Para Araújo, "se essa fosse uma questão", a Fifa "teria que punir Estados Unidos, Israel, Arábia Saudita…". Ou então o Qatar, país que vai sediar a próxima Copa do Mundo.

Nas construções de estádios para a Copa de 2022, ao menos 6.500 trabalhadores migrantes já morreram desde o início das obras, segundo levantamento do jornal inglês The Guardian. Há acusações de desrespeito aos direitos humanos contra trabalhadores de hotéis, inclusive envolvendo aquele no qual a seleção brasileira ficará hospedada, como mostrou a Folha.

A Rússia, a Arábia Saudita e o Qatar são categorizados como países "não livres" pelo Freedom House, instituto que mede índices de democracia e liberdade em países de acordo com seus regimes.

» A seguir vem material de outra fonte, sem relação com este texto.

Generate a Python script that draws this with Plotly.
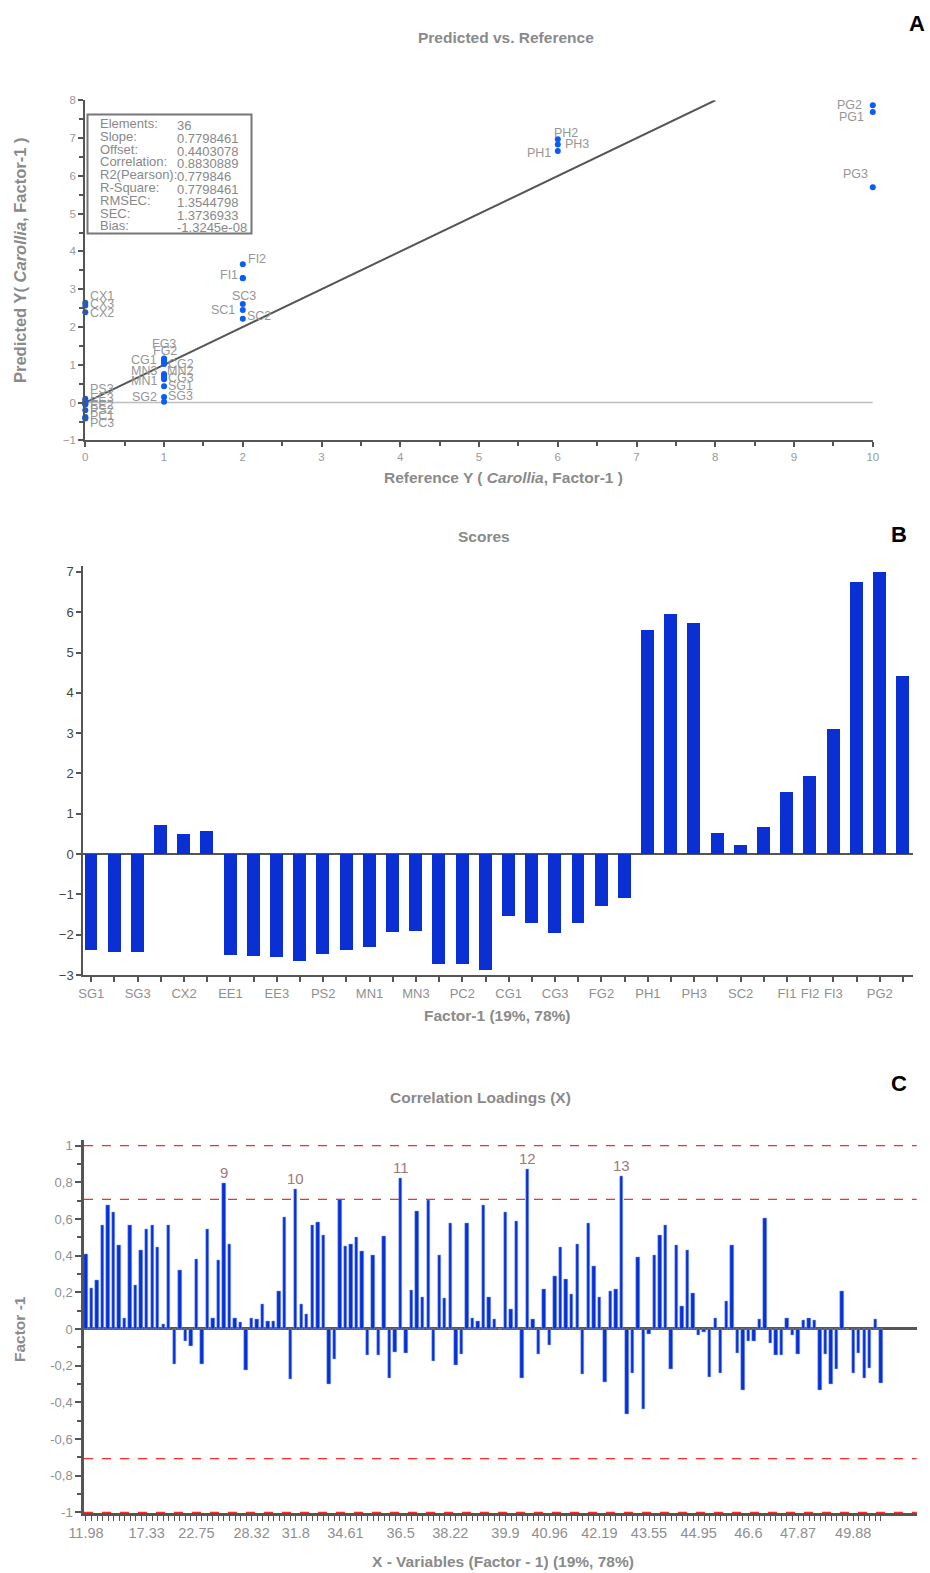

Araújo recorda que, quando se debatia a suspensão da seleção da África do Sul em razão do apartheid, o presidente da Fifa à época, Stanley Rous, foi contra. Ele temia que o futebol perdesse espaço para outros esportes no país —mas foi voto vencido.

O motivo pelo qual Rous não queria punir os sul-africanos, continua ele, é o mesmo pelo qual a Fifa já fez vista grossa para a Rússia de Putin quando da Copa de 2018 e é também a razão da impunidade contra sauditas, qataris e norte-americanos —os Estados Unidos são um mercado esportivo que a entidade sonha conquistar desde que Pelé atuava no Cosmos.

"É hipócrita, mas a Fifa tem uma série de patrocinadores ocidentais, e todos viraram as costas para a Rússia. A Fifa não podia se dar ao luxo de discordar dessas empresas, então a Rússia virou um alvo fácil. Não que a Rússia seja santa: foi a última sede da Copa, e o Putin estava até ontem no colo da Fifa", analisa Araújo.

Há, atualmente, quase 30 conflitos ativos no mundo. Esperar que a mesma regra seja seguida para todos os casos parece impossível por um motivo simples.

"Chegou-se a um nível de gasto no futebol mundial que não há como sustentar sem ter essas fontes bancando", completa.